Hace ya casi siete días que no escribo. Seis cachorrillos dan bastante trabajo, y maravillosos momentos al atardecer, y el final de curso supone siempre una carga de trabajo mayor.
En un artículo anterior quedó propuesto hacer una mejor descripción del deporte de boccia, tarea que ahora me propongo.
En primer lugar, como cada vez que hablo de educación especial, ha de considerarse mi corta experiencia de tan sólo un año, que implica un gran desconocimiento.
Ya he señalado alguna vez que uno de los hechos más impactantes durante los primeros días de curso fue la inactividad del recreo. Los niños apenas juegan, apenas se mueven, apenas comparten actividades, frente a un centro de educación ordinaria donde precisamente ese momento representa una manifestación de vida en plena ebullición. Por esta razón, y por otras como las limitaciones de movimiento de muchos alumnos, es magnífica la existencia de una actividad adaptada a sus posibilidades.
Sin entrar en detalles técnicos, la boccia es un juego muy similar a la petanca. Los jugadores van acompañados de un asistente que se encarga de traducir en movimiento sus decisiones Este asistente es mero ejecutor, nunca ve la situación de las bolas, pues está de espaldas a ellas, y sólo puede mirar a su jugador, sin posibilidad de enviarle mensaje alguno. Incluso el jugador es el único que se puede comunicar con el árbitro (mediante tableros de comunicación, pantallas digitales, etc.). Cada jugador cuenta con una canaleta en la que se introduce la bola. Por medio de movimientos de la mano, de los ojos, expresiones faciales, expresiones orales, …, va comunicando a su asistente la dirección y la inclinación que desea en la canaleta, de forma que la bola que el jugador sujeta (con la mano o con un artilugio colocado en la cabeza) quede cerca de la “bola-diana” una vez lanzada. Existen unos turnos, distintas mangas, distintas modalidades, que establecen las condiciones oficiales del deporte.

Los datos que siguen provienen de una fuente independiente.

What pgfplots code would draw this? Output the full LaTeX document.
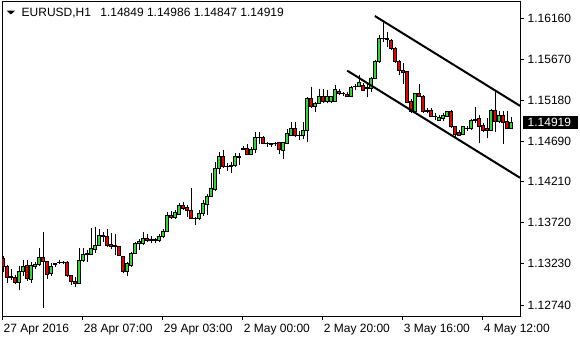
\documentclass[border=0pt]{standalone}
\usepackage{pgfplots}
\pgfplotsset{compat=1.18}
\usepackage{pgfplotstable}
\usepackage{fontspec}
\setmainfont{Liberation Sans}
\definecolor{bullc}{RGB}{50,215,50}
\definecolor{bearc}{RGB}{235,0,0}
\pgfplotsset{
  bull/.style={draw=black, fill=bullc, line width=0.8bp, solid},
  bear/.style={draw=black, fill=bearc, line width=0.8bp, solid},
}
\pgfplotstableread{
k O H L C
0 1.13300 1.13324 1.13133 1.13205
1 1.13205 1.13217 1.13002 1.13073
2 1.13073 1.13169 1.13038 1.13079
3 1.13073 1.13097 1.12990 1.13014
4 1.13014 1.13205 1.12918 1.13139
5 1.13139 1.13276 1.13085 1.13205
6 1.13217 1.13276 1.13026 1.13061
7 1.13050 1.13252 1.13002 1.13217
8 1.13205 1.13252 1.13169 1.13228
9 1.13223 1.13419 1.13205 1.13312
10 1.13306 1.13610 1.12704 1.13258
11 1.13258 1.13264 1.13050 1.13109
12 1.13121 1.13240 1.13085 1.13205
13 1.13228 1.13246 1.13193 1.13234
14 1.13252 1.13276 1.13228 1.13246
15 1.13246 1.13270 1.13234 1.13252
16 1.13252 1.13264 1.13079 1.13091
17 1.13091 1.13103 1.12978 1.13020
18 1.13026 1.13073 1.12948 1.13002
19 1.13002 1.13425 1.12990 1.13276
20 1.13270 1.13419 1.13252 1.13348
21 1.13348 1.13401 1.13252 1.13360
22 1.13342 1.13652 1.13336 1.13416
23 1.13401 1.13670 1.13360 1.13455
24 1.13449 1.13640 1.13443 1.13574
25 1.13563 1.13610 1.13491 1.13568
26 1.13554 1.13646 1.13435 1.13455
27 1.13467 1.13598 1.13407 1.13443
28 1.13443 1.13586 1.13336 1.13447
29 1.13435 1.13443 1.13324 1.13336
30 1.13316 1.13324 1.13118 1.13137
31 1.13137 1.13256 1.13085 1.13237
32 1.13217 1.13375 1.13196 1.13356
33 1.13356 1.13494 1.13348 1.13475
34 1.13475 1.13523 1.13396 1.13494
35 1.13475 1.13610 1.13455 1.13535
36 1.13535 1.13583 1.13487 1.13506
37 1.13521 1.13566 1.13475 1.13515
38 1.13515 1.13535 1.13475 1.13518
39 1.13506 1.13583 1.13494 1.13563
40 1.13554 1.13642 1.13539 1.13622
41 1.13622 1.13852 1.13614 1.13813
42 1.13813 1.13864 1.13765 1.13786
43 1.13786 1.13873 1.13765 1.13840
44 1.13821 1.13960 1.13813 1.13932
45 1.13932 1.13965 1.13873 1.13893
46 1.13900 1.13932 1.13793 1.13864
47 1.13873 1.14132 1.13762 1.13774
48 1.13777 1.13795 1.13694 1.13771
49 1.13774 1.13873 1.13753 1.13833
50 1.13831 1.13986 1.13801 1.13956
51 1.13944 1.14058 1.13813 1.14034
52 1.14031 1.14314 1.14028 1.14132
53 1.14120 1.14445 1.14103 1.14370
54 1.14370 1.14568 1.14302 1.14517
55 1.14517 1.14589 1.14374 1.14389
56 1.14392 1.14433 1.14342 1.14398
57 1.14389 1.14449 1.14318 1.14410
58 1.14401 1.14549 1.14389 1.14509
59 1.14501 1.14549 1.14410 1.14517
60 1.14594 1.14636 1.14589 1.14606
61 1.14609 1.14660 1.14529 1.14537
62 1.14537 1.14628 1.14525 1.14597
63 1.14597 1.14800 1.14549 1.14740
64 1.14738 1.14800 1.14660 1.14744
65 1.14740 1.14756 1.14657 1.14668
66 1.14672 1.14688 1.14628 1.14668
67 1.14660 1.14676 1.14628 1.14664
68 1.14664 1.14688 1.14636 1.14672
69 1.14676 1.14688 1.14541 1.14597
70 1.14580 1.14688 1.14478 1.14676
71 1.14668 1.14835 1.14660 1.14788
72 1.14767 1.14919 1.14759 1.14847
73 1.14847 1.14919 1.14747 1.14767
74 1.14767 1.14819 1.14708 1.14764
75 1.14767 1.14926 1.14716 1.14819
76 1.14819 1.15217 1.14688 1.15205
77 1.15205 1.15337 1.15090 1.15105
78 1.15105 1.15165 1.15045 1.15146
79 1.15146 1.15316 1.15137 1.15224
80 1.15224 1.15316 1.15153 1.15165
81 1.15165 1.15304 1.15146 1.15224
82 1.15165 1.15233 1.15153 1.15224
83 1.15165 1.15364 1.15161 1.15316
84 1.15292 1.15316 1.15245 1.15265
85 1.15265 1.15284 1.15236 1.15263
86 1.15253 1.15284 1.15224 1.15233
87 1.15224 1.15352 1.15217 1.15332
88 1.15344 1.15376 1.15304 1.15348
89 1.15344 1.15483 1.15336 1.15391
90 1.15364 1.15391 1.15296 1.15304
91 1.15328 1.15403 1.15217 1.15334
92 1.15325 1.15463 1.15284 1.15444
93 1.15444 1.15662 1.15436 1.15642
94 1.15642 1.15960 1.15630 1.15921
95 1.15919 1.16139 1.15877 1.15925
96 1.15919 1.15996 1.15821 1.15907
97 1.15901 1.15909 1.15782 1.15802
98 1.15802 1.15821 1.15630 1.15642
99 1.15642 1.15662 1.15483 1.15535
100 1.15535 1.15623 1.15376 1.15511
101 1.15523 1.15535 1.15146 1.15153
102 1.15165 1.15193 1.15026 1.15045
103 1.15045 1.15272 1.15034 1.15265
104 1.15265 1.15376 1.15221 1.15224
105 1.15233 1.15245 1.15034 1.15045
106 1.15057 1.15086 1.15026 1.15054
107 1.15057 1.15086 1.14986 1.14994
108 1.14994 1.15026 1.14946 1.14991
109 1.14946 1.15006 1.14938 1.14979
110 1.14967 1.15033 1.14938 1.15006
111 1.14994 1.15057 1.14986 1.15045
112 1.15045 1.15066 1.14847 1.14866
113 1.14866 1.14875 1.14728 1.14779
114 1.14795 1.14827 1.14756 1.14767
115 1.14779 1.14875 1.14767 1.14866
116 1.14847 1.14875 1.14819 1.14851
117 1.14847 1.14955 1.14827 1.14938
118 1.14938 1.15105 1.14907 1.14955
119 1.14967 1.15006 1.14676 1.14875
120 1.14887 1.14907 1.14807 1.14819
121 1.14847 1.14967 1.14728 1.14819
122 1.14827 1.15074 1.14819 1.15057
123 1.15057 1.15284 1.14807 1.14926
124 1.14926 1.15057 1.14907 1.15006
125 1.15006 1.15057 1.14660 1.14914
126 1.14926 1.15057 1.14835 1.14847
127 1.14849 1.14986 1.14847 1.14919
}\ohlc
\begin{document}
\fontsize{12bp}{14bp}\selectfont
\begin{tikzpicture}
\useasboundingbox (0,0) rectangle (580bp,340bp);
\begin{axis}[
  at={(2.5bp,24bp)}, anchor=south west, scale only axis,
  width=517.5bp, height=314.5bp,
  xmin=-0.2, xmax=129.2, ymin=1.12608, ymax=1.16360,
  clip mode=individual,
  axis line style={black, line width=0.8bp},
  tick style={black, line width=0.8bp},
  major tick length=4bp, tick align=outside,
  xtick pos=bottom, ytick pos=right, yticklabel pos=right,
  xtick={-0.15,19.9,39.9,59.9,79.9,99.9,119.9},
  xticklabels={27 Apr 2016,28 Apr 07:00,29 Apr 03:00,2 May 00:00,2 May 20:00,3 May 16:00,4 May 12:00},
  ytick={1.1274,1.1323,1.1372,1.1421,1.1469,1.1518,1.1567,1.1616},
  yticklabels={1.12740,1.13230,1.13720,1.14210,1.14690,1.15180,1.15670,1.16160},
  every tick label/.append style={font=\fontsize{12bp}{14bp}\selectfont},
  xticklabel style={anchor=north west, inner sep=0pt, xshift=0.8bp, yshift=-3.5bp},
  yticklabel style={anchor=west, inner sep=0pt, xshift=3.5bp},
]
\pgfplotsinvokeforeach{0,...,127}{%
  \pgfplotstablegetelem{#1}{O}\of\ohlc\edef\vO{\pgfplotsretval}%
  \pgfplotstablegetelem{#1}{H}\of\ohlc\edef\vH{\pgfplotsretval}%
  \pgfplotstablegetelem{#1}{L}\of\ohlc\edef\vL{\pgfplotsretval}%
  \pgfplotstablegetelem{#1}{C}\of\ohlc\edef\vC{\pgfplotsretval}%
  \pgfmathsetmacro\xa{#1-0.4}\pgfmathsetmacro\xb{#1+0.4}%
  \ifdim\vC pt<\vO pt
    \def\candstyle{bear}\edef\vlo{\vC}\edef\vhi{\vO}%
  \else
    \def\candstyle{bull}\edef\vlo{\vO}\edef\vhi{\vC}%
  \fi
  \edef\tmp{\noexpand\addplot[black, line width=0.8bp] coordinates {(#1,\vL) (#1,\vH)};
    \noexpand\addplot[\candstyle] coordinates {(\xa,\vlo) (\xb,\vlo) (\xb,\vhi) (\xa,\vhi)} -- cycle;}%
  \tmp
}
\addplot[black, line width=2bp] coordinates {(92.9,1.16187) (129.2,1.15115)};
\addplot[black, line width=2bp] coordinates {(86.0,1.15535) (129.2,1.14257)};
\node[anchor=west, fill=black, inner sep=0pt, minimum width=55bp, minimum height=13.4bp, xshift=3bp] at (axis cs:129.2,1.14919) {};
\node[anchor=west, text=white, inner sep=0pt, xshift=7.5bp] at (axis cs:129.2,1.14919) {1.14919};
\end{axis}
\fill[black] (6.7bp,329.3bp) -- (15bp,329.3bp) -- (10.85bp,325.5bp) -- cycle;
\node[anchor=base west, inner sep=0pt] at (21.5bp,323.3bp) {EURUSD,H1\hspace{6bp} 1.14849 1.14986 1.14847 1.14919};
\end{tikzpicture}
\end{document}
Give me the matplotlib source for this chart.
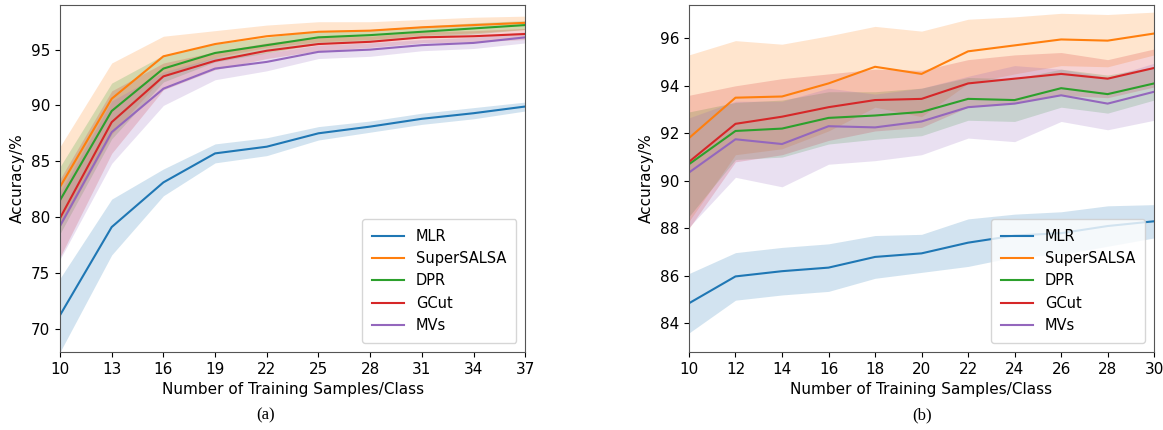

Como ya apunté, y además de las dos razones señaladas en líneas anteriores, lo que contemplo como auténticamente maravilloso, la clave del asunto, radica en la autonomía e independencia del jugador durante el juego. La primera enseñanza que recogí del ejemplar centro en el que trabajo fue que la comunicación y la autonomía eran dos pilares básicos de la educación en nuestra escuela (idea extensible a cualquier centro de educación especial, y probablemente de educación ordinaria). Y es así porque los niños continuamente encuentran barreras que exigen una mediación externa (la propia discapacidad, configuraciones del mobiliario urbano, prejuicios sociales, etc.). Esta falta de autonomía supone un gran problema en el desarrollo personal, en la formación de la imagen corporal, de la autoconciencia, de la autoestima, …; por eso, una actividad donde el participante tiene el control, puede establecer claras relaciones causa-efecto en base a su actuación, puede entrenarse y observar las consecuencias, o, finalmente, sabe que el aplauso recibido no tiene que ver con la buena voluntad del que aplaude, sino con su mérito real, y por eso sonríe y se emociona, es tan importante.
Unos alumnos de un centro educativo y su terapeuta acudieron a nuestra escuela para enseñarnos a jugar y ayudarnos a poner en marcha la idea. Ellos utilizan el deporte como tal, pero también como medio, mediante adaptaciones, para trabajar multitud de aspectos pedagógicos: secuenciación, clasificación, turnos, habilidades sociales, aspectos comunicativos, etc. Una vez más, y son muchas este año, una gran lección y unas personas estupendas que hemos conocido y que nos han mostrado parte de gran trabajo que realizan.